Raptar, nesse caso, é um pouco diferente do comum. Normalmente quando uma pessoa é raptada os criminosos pedem dinheiro, é o que chamamos de resgate. Mas no caso de Nazaré, ela não queria nenhum resgate. Ela queria a bebê.

Então a Nazaré foge e a Maria do Carmo passa toda a vida procurando a filha raptada.

A história é bem mais complicada do que eu estou dizendo, mas a base é essa.

Depois de um tempo, a gente descobre que Nazaré não era enfermeira, mas sim prostituta. E ela não tinha nenhum escrúpulo mesmo. Ela mata o próprio marido derrubando-o da escada. Aliás, ela gostava mesmo de jogar as pessoas escada abaixo. Ela era politicamente incorreta, divertida, irônica, era uma personagem malvada de quem todo mundo gostava. A atriz que interpretou a Nazaré Tedesco é excelente, e ela se chama Renata Sorrah. Inclusive, numa das entrevistas que Renata Sorrah deu recentemente ela disse que todo mundo lembra dela por causa da personagem Nazaré e também porque Nazaré virou meme. É dela o rosto da mulher aparentemente confusa fazendo contas matemáticas.

Nazaré também é dona de algumas frases que caíram no gosto popular. Frases como “eu quero sair, eu quero bater perna” lembram dela imediatamente. É uma frase muito boa nesses tempos de quarentena.

Se você tiver um tempinho e acesso a essa novela, eu sugiro que você assista todos os episódios. A interpretação é de primeira, os personagens são de primeira, a história é de primeira. Tudo é de primeira. E quando a gente diz que algo é de primeira significa que algo é excelente, é da melhor qualidade.

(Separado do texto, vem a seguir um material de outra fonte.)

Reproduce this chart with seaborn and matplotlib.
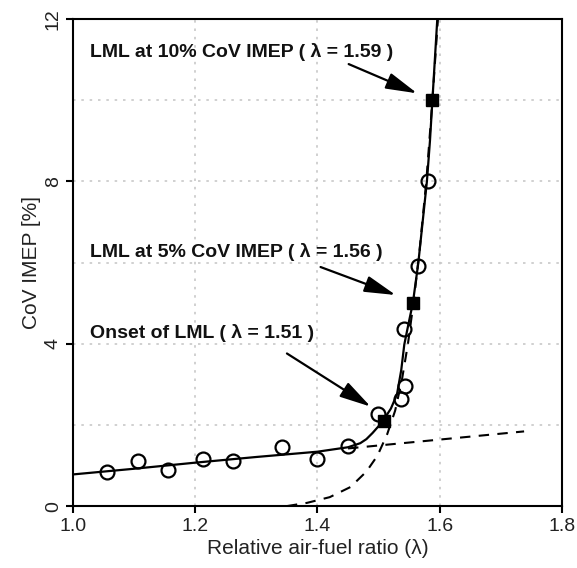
import numpy as np
import pandas as pd
import matplotlib
matplotlib.use("Agg")
import matplotlib.pyplot as plt
import seaborn as sns

# Measured CoV IMEP points (open circles)
meas_lambda = [1.055, 1.106, 1.155, 1.212, 1.261, 1.342, 1.399, 1.450, 1.499,
               1.536, 1.543, 1.541, 1.565, 1.580]
meas_cov = [0.84, 1.10, 0.88, 1.15, 1.11, 1.46, 1.17, 1.47, 2.26,
            2.63, 2.95, 4.36, 5.92, 8.00]

# LML markers (filled squares)
lml_lambda = [1.508, 1.557, 1.588]
lml_cov = [2.10, 5.00, 10.00]

# Solid fit curve
fit_lambda = [1.0, 1.1, 1.2, 1.3, 1.4, 1.45, 1.47, 1.48, 1.49, 1.50, 1.508,
              1.520, 1.530, 1.537, 1.542, 1.549, 1.556, 1.565, 1.572, 1.579,
              1.584, 1.588, 1.592, 1.596]
fit_cov = [0.78, 0.92, 1.07, 1.21, 1.34, 1.45, 1.55, 1.65, 1.80, 1.97, 2.12,
           2.40, 2.75, 3.35, 3.98, 4.50, 5.00, 6.00, 7.00, 8.00,
           9.00, 10.00, 11.00, 12.00]

# Dashed linear component
lin_lambda = [1.45, 1.738]
lin_cov = [1.42, 1.84]

# Dashed exponential component
exp_lambda = [1.35, 1.383, 1.42, 1.454, 1.48, 1.498, 1.514, 1.527, 1.538,
              1.548, 1.557, 1.567, 1.578, 1.588, 1.597]
exp_cov = [0.00, 0.08, 0.22, 0.47, 0.85, 1.24, 1.77, 2.35, 3.10,
           4.00, 5.00, 6.30, 8.00, 10.00, 12.00]

x_ticks = [1.0, 1.2, 1.4, 1.6, 1.8]
y_ticks = [0, 4, 8, 12]

annotations = [
    ("LML at 10% CoV IMEP ( λ = 1.59 )", (1.028, 11.18), (1.451, 10.89), (1.563, 10.17)),
    ("LML at 5% CoV IMEP ( λ = 1.56 )", (1.028, 6.26), (1.405, 5.89), (1.528, 5.20)),
    ("Onset of LML ( λ = 1.51 )", (1.028, 4.26), (1.350, 3.76), (1.487, 2.45)),
]

sns.set_theme(style="white")
plt.rcParams['font.family'] = ['Liberation Sans', 'DejaVu Sans']

fig = plt.figure(figsize=(5.77, 5.68), dpi=100)
ax = fig.add_axes([0.1265, 0.109, 0.8475, 0.8575])

df_meas = pd.DataFrame({"lam": meas_lambda, "cov": meas_cov})
df_lml = pd.DataFrame({"lam": lml_lambda, "cov": lml_cov})
df_fit = pd.DataFrame({"lam": fit_lambda, "cov": fit_cov})
df_lin = pd.DataFrame({"lam": lin_lambda, "cov": lin_cov})
df_exp = pd.DataFrame({"lam": exp_lambda, "cov": exp_cov})

sns.lineplot(data=df_lin, x="lam", y="cov", ax=ax, color="black", lw=1.5,
             linestyle=(0, (5, 4)), sort=False, zorder=3)
sns.lineplot(data=df_exp, x="lam", y="cov", ax=ax, color="black", lw=1.5,
             linestyle=(0, (5, 4)), sort=False, zorder=3)
sns.lineplot(data=df_fit, x="lam", y="cov", ax=ax, color="black", lw=1.6,
             sort=False, zorder=4)
ax.plot(df_meas["lam"], df_meas["cov"], linestyle="none", marker="o",
        markersize=10, markerfacecolor="none", markeredgecolor="black",
        markeredgewidth=1.6, zorder=5)
ax.plot(df_lml["lam"], df_lml["cov"], linestyle="none", marker="s",
        markersize=8.5, color="black", zorder=6)

for text, tpos, astart, aend in annotations:
    ax.text(tpos[0], tpos[1], text, fontsize=14, fontweight="bold",
            ha="left", va="center", color="#111111", zorder=7)
    ax.annotate("", xy=aend, xytext=astart,
                arrowprops=dict(arrowstyle="-|>,head_length=1.6,head_width=0.42",
                                color="black", lw=1.6, shrinkA=0, shrinkB=0),
                zorder=7)

ax.set_xlim(1.0, 1.8)
ax.set_ylim(0, 12)
ax.set_xticks(x_ticks)
ax.set_xticklabels([f"{v:.1f}" for v in x_ticks])
ax.set_yticks(y_ticks)
ax.set_yticklabels([str(v) for v in y_ticks], rotation=90, va="center")
ax.set_yticks([2, 6, 10], minor=True)
ax.set_xticks([], minor=True)

ax.grid(True, which="both", color="#c8c8c8", linestyle=(0, (1.5, 3.5)), lw=1.2)
ax.set_axisbelow(True)

for s in ax.spines.values():
    s.set_color("black")
    s.set_linewidth(1.5)

ax.tick_params(axis="both", which="major", direction="out", length=5, width=1.5,
               color="black", labelsize=14, labelcolor="#222222", bottom=True, left=True)
ax.tick_params(axis="y", which="minor", length=0)
ax.tick_params(axis="y", which="major", pad=3)

ax.set_xlabel("Relative air-fuel ratio (λ)", fontsize=15, color="#222222", labelpad=3)
ax.set_ylabel("CoV IMEP [%]", fontsize=15, color="#222222", labelpad=3)

fig.savefig("out.png", dpi=100)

A lista de vilões nas novelas brasileiras é bem longa. Não dá para falar de todas aqui. Eu escolhi essas duas porque elas marcaram época, ou seja, elas tiveram muito destaque. Mas se você começar a conversar com brasileiros sobre esse assunto, mesmo que eles não sejam noveleiros, com certeza eles vão ter muito o que falar.